A reflexão acerca de Abó nos leva à imensidão de um outro mundo, o entremeio do dizer e do contemplar. As heranças culturais transmitidas pela fala nos contam da motivação da criação de todas as coisas, estímulo que nasce de um sonho e se materializa como elemento palpável. No filme, a materialização do corpo é marcada pela intensificação sonora: o som anteriormente construído como ambientação se coloca como instrumento veemente através de ritmos africanizados. “Por ter sonhado, por agora ter em si o poder de sentir coisas”, Abó assume o poder da corporeidade e, a partir da dança, dá o direito à existência a todas as criaturas deste mundo. No momento em que Welket nos diz que “Abó dançou muito para que fossemos criados”, há a representação de um percurso transversal de letramento do corpo, onde a ampliação de sentidos nos leva à reflexão e contemplação dos elementos em cena de uma outra forma. Mais sensível, mais intensa e propondo novas formas africanizadas de escritas de si.

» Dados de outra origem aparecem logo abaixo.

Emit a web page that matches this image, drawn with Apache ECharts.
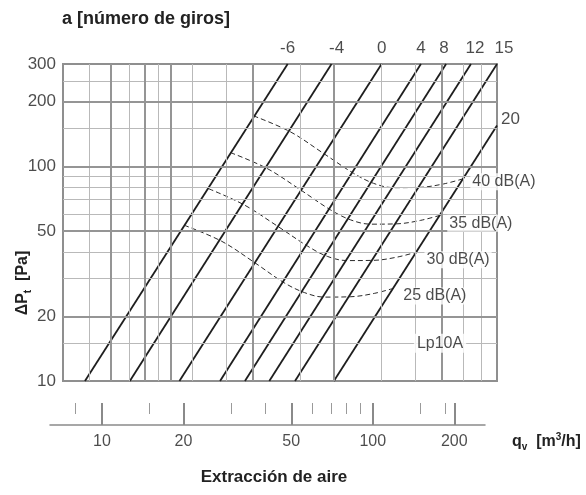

Na resolução do filme, Welket aparece em cena olhando para fora de campo. O corpo negro se mostra como catalizador de uma passagem entre duas temporalidades distintas, ao mesmo tempo em que nos incorpora como espectadores. Nos dois filmes, Mudança e É bom te conhecer, o que há dá espaço para outra coisa pela mediação do corpo que está localizado em um tempo não cronológico. A construção simbólica do papel do corpo nas práticas de letramento em É bom te conhecer é uma proposição semelhante daquela trabalhada em Mudança, a de que o corpo é o mecanismo para nunca se esquecer do passado e, ao mesmo tempo, um instrumento para projetar o futuro.